[TASK DIRECTIONS]
From the first line of the listing below, retype each line up to and including the one with "const xVals = [1/1024, 1/784, 1/576, 1/400, 1/256, 1/144, 1/64];"; pictures stay out.
[START DATA SHOWN]
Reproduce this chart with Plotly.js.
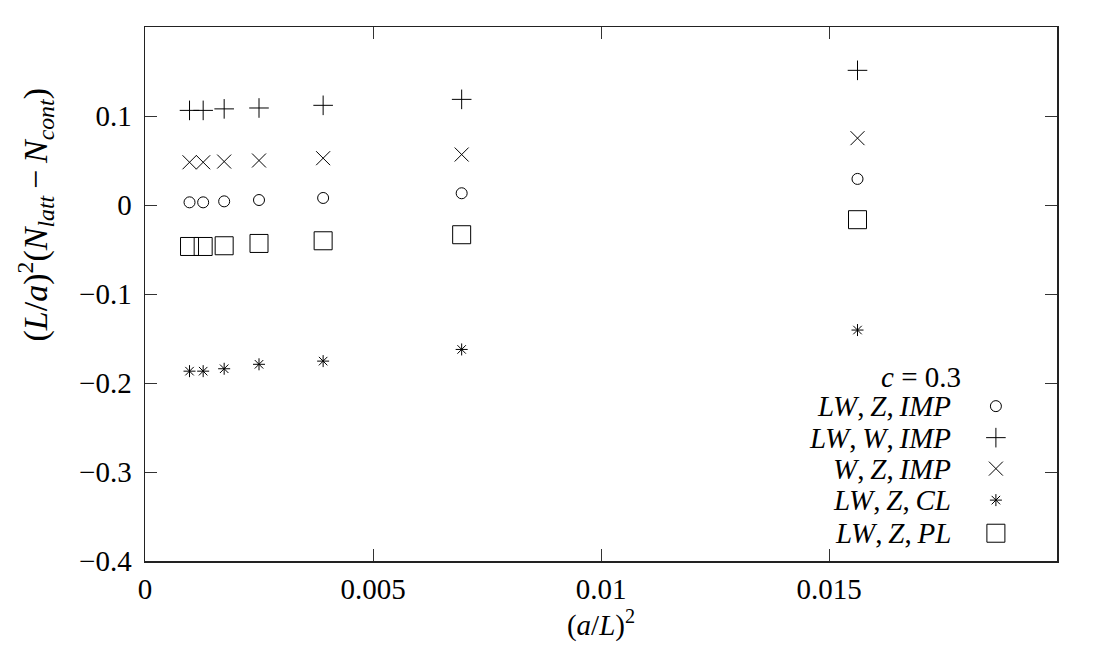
<!DOCTYPE html>
<html>
<head>
<meta charset="utf-8">
<script src="https://cdn.plot.ly/plotly-3.0.1.min.js"></script>
<style>html,body{margin:0;padding:0;background:#fff;}#chart{width:1118px;height:660px;}</style>
</head>
<body>
<div id="chart"></div>
<script>
// lattice sizes L/a = 32, 28, 24, 20, 16, 12, 8 ; x = (a/L)^2
const Lsizes = [32, 28, 24, 20, 16, 12, 8];
const xVals = [1/1024, 1/784, 1/576, 1/400, 1/256, 1/144, 1/64];

const seriesNames = [
  "<i>LW</i>,\u2009<i>Z</i>,\u2009<i>IMP</i>",
  "<i>LW</i>,\u2009<i>W</i>,\u2009<i>IMP</i>",
  "<i>W</i>,\u2009<i>Z</i>,\u2009<i>IMP</i>",
  "<i>LW</i>,\u2009<i>Z</i>,\u2009<i>CL</i>",
  "<i>LW</i>,\u2009<i>Z</i>,\u2009<i>PL</i>"
];
const lwZImp = [0.0030, 0.0030, 0.0041, 0.0056, 0.0079, 0.0132, 0.0293];
const lwWImp = [0.1063, 0.1063, 0.1080, 0.1090, 0.1120, 0.1187, 0.1513];
const wZImp  = [0.0480, 0.0480, 0.0488, 0.0500, 0.0526, 0.0567, 0.0751];
const lwZCl  = [-0.1867, -0.1867, -0.1840, -0.1790, -0.1754, -0.1623, -0.1405];
const lwZPl  = [-0.0466, -0.0466, -0.0458, -0.0432, -0.0402, -0.0334, -0.0165];

const yTickVals = [0.1, 0, -0.1, -0.2, -0.3, -0.4];
const yTickText = ["0.1", "0", "\u22120.1", "\u22120.2", "\u22120.3", "\u22120.4"];
const xTickVals = [0, 0.005, 0.01, 0.015];
const xTickText = ["0", "0.005", "0.01", "0.015"];
const legendTitle = "<i>c</i> = 0.3";
const yTitle = "(<i>L</i>/<i>a</i>)<sup>2</sup>(<i>N</i><sub><i>latt</i></sub>\u2009\u2212\u2009<i>N</i><sub><i>cont</i></sub>)";
const xTitle = "(<i>a</i>/<i>L</i>)<sup>2</sup>";

const FONT = "Liberation Serif, Times New Roman, serif";
const ink = "#000";

const styles = [
  {symbol: "circle-open", size: 11},
  {symbol: "cross-thin-open", size: 14},
  {symbol: "x-thin-open", size: 14},
  {symbol: "asterisk-open", size: 10},
  {symbol: "square-open", size: 18}
];
const seriesY = [lwZImp, lwWImp, wZImp, lwZCl, lwZPl];

// legend layout (paper fractions of the plot area)
const legendY = [0.290, 0.231, 0.173, 0.114, 0.052];
const legendTextX = 0.886;
const legendKeyX = 0.933;

const data = [];
seriesY.forEach((y, i) => {
  data.push({
    x: xVals, y: y, type: "scatter", mode: "markers", name: seriesNames[i],
    marker: {symbol: styles[i].symbol, size: styles[i].size, color: ink, line: {color: ink, width: 1}},
    showlegend: false
  });
});
// legend keys on an invisible overlay axis spanning the plot area [0,1]x[0,1]
seriesY.forEach((y, i) => {
  data.push({
    x: [legendKeyX], y: [legendY[i]], xaxis: "x2", yaxis: "y2", type: "scatter", mode: "markers",
    name: seriesNames[i] + " key", cliponaxis: false,
    marker: {symbol: styles[i].symbol, size: styles[i].size, color: ink, line: {color: ink, width: 1}},
    showlegend: false
  });
});

const annotations = [];
annotations.push({xref: "paper", yref: "paper", x: 0.897, y: 0.345, xanchor: "right", yanchor: "middle",
  text: legendTitle, showarrow: false, font: {family: FONT, size: 29, color: ink}});
seriesNames.forEach((n, i) => {
  annotations.push({xref: "paper", yref: "paper", x: legendTextX, y: legendY[i], xanchor: "right", yanchor: "middle",
    text: n, showarrow: false, font: {family: FONT, size: 29, color: ink}});
});
// y-axis title (placed as in the reference, above the vertical centre)
annotations.push({xref: "paper", yref: "paper", x: -0.12, y: 0.648, xanchor: "center", yanchor: "middle",
  textangle: -90, text: yTitle, showarrow: false, font: {family: FONT, size: 34, color: ink}});

const axisCommon = {
  showgrid: false, zeroline: false, showline: true, mirror: "ticks",
  linecolor: "#222", linewidth: 1.5, ticks: "inside", ticklen: 12, tickwidth: 1, tickcolor: "#333",
  tickfont: {family: FONT, size: 29, color: ink}
};

const layout = {
  width: 1118, height: 660,
  margin: {l: 145, r: 61, t: 27, b: 99},
  paper_bgcolor: "#fff", plot_bgcolor: "#fff",
  showlegend: false,
  xaxis: Object.assign({}, axisCommon, {
    range: [0, 0.02], tickvals: xTickVals, ticktext: xTickText, ticklabelstandoff: 2,
    title: {text: xTitle, font: {family: FONT, size: 29, color: ink}, standoff: 0}
  }),
  yaxis: Object.assign({}, axisCommon, {
    range: [-0.4, 0.2], tickvals: yTickVals, ticktext: yTickText, ticklabelstandoff: 6
  }),
  xaxis2: {overlaying: "x", range: [0, 1], visible: false, fixedrange: true},
  yaxis2: {overlaying: "y", range: [0, 1], visible: false, fixedrange: true},
  annotations: annotations
};

Plotly.newPlot("chart", data, layout, {displayModeBar: false, staticPlot: true});
</script>
</body>
</html>
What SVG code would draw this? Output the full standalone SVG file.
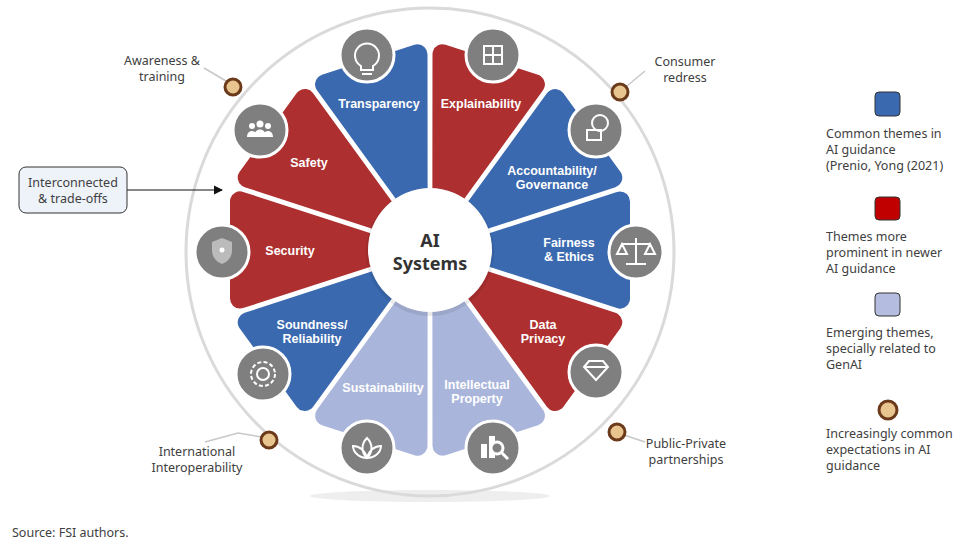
<svg xmlns="http://www.w3.org/2000/svg" width="964" height="544" viewBox="0 0 964 544">
<defs>
<style>
.w{stroke-width:20;stroke-linejoin:round}
.b{fill:#3a69b0;stroke:#3a69b0}.r{fill:#ad2f2f;stroke:#ad2f2f}.l{fill:#aab5db;stroke:#aab5db}
.ic{fill:#7f7f7f;stroke:#fff;stroke-width:3}
.g{fill:none;stroke:#fff;stroke-width:2}
.lb{font-family:"Liberation Sans",Arial,sans-serif;font-weight:bold;font-size:12.5px;fill:#fff;text-anchor:middle}
.t{font-family:"Noto Sans",sans-serif;font-size:12.5px;fill:#404040}
.dot{fill:#e8c48f;stroke:#6b3a1a;stroke-width:3}
.ld{stroke:#c8c8c8;stroke-width:1.5;fill:none}
</style>
<polygon id="wedge" points="430,210 478.6,60 381.4,60"/>
<marker id="ar" markerWidth="8" markerHeight="8" refX="7" refY="4" orient="auto"><path d="M0,0 L8,4 L0,8z" fill="#111"/></marker>
</defs>
<rect width="964" height="544" fill="#fff"/>
<ellipse cx="430" cy="496" rx="120" ry="6" fill="#eee"/>
<circle cx="430" cy="252" r="244" fill="none" stroke="#dadada" stroke-width="3"/>
<g id="wedges">
<use href="#wedge" class="w b" transform="rotate(-18 430 250)"/>
<use href="#wedge" class="w r" transform="rotate(18 430 250)"/>
<use href="#wedge" class="w b" transform="rotate(54 430 250)"/>
<use href="#wedge" class="w b" transform="rotate(90 430 250)"/>
<use href="#wedge" class="w r" transform="rotate(126 430 250)"/>
<use href="#wedge" class="w l" transform="rotate(162 430 250)"/>
<use href="#wedge" class="w l" transform="rotate(198 430 250)"/>
<use href="#wedge" class="w b" transform="rotate(234 430 250)"/>
<use href="#wedge" class="w r" transform="rotate(270 430 250)"/>
<use href="#wedge" class="w r" transform="rotate(306 430 250)"/>
</g>
<g id="labels">
<text class="lb" x="379" y="108">Transparency</text>
<text class="lb" x="481" y="108">Explainability</text>
<text class="lb" x="552" y="175">Accountability/<tspan x="552" dy="14">Governance</tspan></text>
<text class="lb" x="569" y="247">Fairness<tspan x="569" dy="14">&amp; Ethics</tspan></text>
<text class="lb" x="543" y="329">Data<tspan x="543" dy="14">Privacy</tspan></text>
<text class="lb" x="477" y="389">Intellectual<tspan x="477" dy="14">Property</tspan></text>
<text class="lb" x="383" y="392">Sustainability</text>
<text class="lb" x="312" y="329">Soundness/<tspan x="312" dy="14">Reliability</tspan></text>
<text class="lb" x="290" y="255">Security</text>
<text class="lb" x="309" y="167">Safety</text>
</g>
<g id="icons">
<circle class="ic" cx="367" cy="55" r="27"/><path class="g" d="M361,66 a12,12 0 1 1 12,0 v4 h-12z M362,74 h10"/>
<circle class="ic" cx="493" cy="55" r="27"/><rect class="g" x="484" y="46" width="18" height="18"/><path class="g" d="M493,46 v18 M484,55 h18"/>
<circle class="ic" cx="596" cy="130" r="27"/><circle class="g" cx="600" cy="123" r="8"/><rect class="g" x="587" y="130" width="14" height="10"/>
<circle class="ic" cx="636" cy="252" r="27"/><path class="g" d="M636,238 v26 M626,264 h20 M622,244 h28 M622,244 l-5,10 h10z M650,244 l-5,10 h10z"/>
<circle class="ic" cx="596" cy="372" r="27"/><path class="g" d="M584,367 l5,-6 h14 l5,6 l-12,13z M584,367 h24"/>
<circle class="ic" cx="493" cy="448" r="27"/><rect x="481" y="444" width="6" height="14" fill="#fff"/><rect x="489" y="436" width="6" height="22" fill="#fff"/><circle cx="497" cy="448" r="6" fill="#7f7f7f" stroke="#fff" stroke-width="3"/><path d="M501,452 l7,7" stroke="#fff" stroke-width="3"/>
<circle class="ic" cx="367" cy="448" r="27"/><path class="g" d="M367,438 c6,6 6,14 0,20 c-6,-6 -6,-14 0,-20z M367,458 c-8,0 -14,-6 -14,-12 c6,0 12,4 14,12z M367,458 c8,0 14,-6 14,-12 c-6,0 -12,4 -14,12z"/>
<circle class="ic" cx="263" cy="374" r="27"/><circle class="g" cx="263" cy="374" r="6"/><circle cx="263" cy="374" r="12" fill="none" stroke="#fff" stroke-width="2" stroke-dasharray="4 2.3"/>
<circle class="ic" cx="222" cy="252" r="27"/><path d="M212,242 l10,-4 l10,4 v8 c0,8 -5,12 -10,14 c-5,-2 -10,-6 -10,-14z" fill="#bbb"/><circle cx="222" cy="250" r="2.5" fill="#fff"/>
<circle class="ic" cx="260" cy="130" r="27"/><circle cx="252" cy="126" r="3" fill="#fff"/><circle cx="260" cy="124" r="3.5" fill="#fff"/><circle cx="268" cy="126" r="3" fill="#fff"/><path d="M247,137 c0,-8 10,-8 10,0z M254,137 c0,-10 12,-10 12,0z M263,137 c0,-8 10,-8 10,0z" fill="#fff"/>
</g>
<g id="center">
<circle cx="430" cy="252" r="64" fill="#000" opacity="0.08"/>
<circle cx="430" cy="250" r="62" fill="#fff"/>
<text x="430" y="247" font-family="Noto Sans,sans-serif" font-weight="bold" font-size="18" fill="#333" text-anchor="middle">AI</text>
<text x="430" y="270" font-family="Noto Sans,sans-serif" font-weight="bold" font-size="18" fill="#333" text-anchor="middle">Systems</text>
</g>
<g id="connectors">
<path class="ld" d="M226,81 L204,68"/>
<path class="ld" d="M627,86 L645,71"/>
<path class="ld" d="M262,437 L238,433 L205,442"/>
<path class="ld" d="M624,435 L645,442"/>
<path d="M127,190 L222,190" stroke="#111" stroke-width="1.2" marker-end="url(#ar)"/>
</g>
<g id="dots">
<circle class="dot" cx="233" cy="87" r="8"/>
<circle class="dot" cx="620" cy="92" r="8"/>
<circle class="dot" cx="269" cy="440" r="8"/>
<circle class="dot" cx="617" cy="432" r="8"/>
</g>
<g id="outerlabels" class="t">
<text class="t" x="162" y="65" text-anchor="middle">Awareness &amp;<tspan x="162" dy="16">training</tspan></text>
<text class="t" x="685" y="66" text-anchor="middle">Consumer<tspan x="685" dy="16">redress</tspan></text>
<text class="t" x="197" y="456" text-anchor="middle">International<tspan x="197" dy="16">Interoperability</tspan></text>
<text class="t" x="686" y="448" text-anchor="middle">Public-Private<tspan x="686" dy="16">partnerships</tspan></text>
</g>
<g id="tradeoffs">
<rect x="19" y="167" width="108" height="46" rx="7" fill="#eef3fa" stroke="#333" stroke-width="1"/>
<text class="t" x="73" y="187" text-anchor="middle" font-size="12">Interconnected<tspan x="73" dy="16">&amp; trade-offs</tspan></text>
</g>
<g id="legend">
<rect x="875" y="92" width="25" height="24" rx="4" fill="#3a69b0" stroke="#333"/>
<text class="t" x="826" y="138" font-size="12">Common themes in<tspan x="826" dy="16">AI guidance</tspan><tspan x="826" dy="16">(Prenio, Yong (2021)</tspan></text>
<rect x="875" y="197" width="25" height="23" rx="4" fill="#c00000" stroke="#333"/>
<text class="t" x="826" y="241" font-size="12">Themes more<tspan x="826" dy="16">prominent in newer</tspan><tspan x="826" dy="16">AI guidance</tspan></text>
<rect x="875" y="293" width="25" height="23" rx="4" fill="#b4bde0" stroke="#333"/>
<text class="t" x="826" y="337" font-size="12">Emerging themes,<tspan x="826" dy="16">specially related to</tspan><tspan x="826" dy="16">GenAI</tspan></text>
<circle class="dot" cx="888" cy="410" r="9"/>
<text class="t" x="826" y="438" font-size="12">Increasingly common<tspan x="826" dy="16">expectations in AI</tspan><tspan x="826" dy="16">guidance</tspan></text>
</g>
<text class="t" x="12" y="537" font-size="13.5" fill="#222">Source: FSI authors.</text>
</svg>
[END DATA SHOWN]
[TASK ANSWER]
Reproduce this chart with Plotly.js.
<!DOCTYPE html>
<html>
<head>
<meta charset="utf-8">
<script src="https://cdn.plot.ly/plotly-3.0.1.min.js"></script>
<style>html,body{margin:0;padding:0;background:#fff;}#chart{width:1118px;height:660px;}</style>
</head>
<body>
<div id="chart"></div>
<script>
// lattice sizes L/a = 32, 28, 24, 20, 16, 12, 8 ; x = (a/L)^2
const Lsizes = [32, 28, 24, 20, 16, 12, 8];
const xVals = [1/1024, 1/784, 1/576, 1/400, 1/256, 1/144, 1/64];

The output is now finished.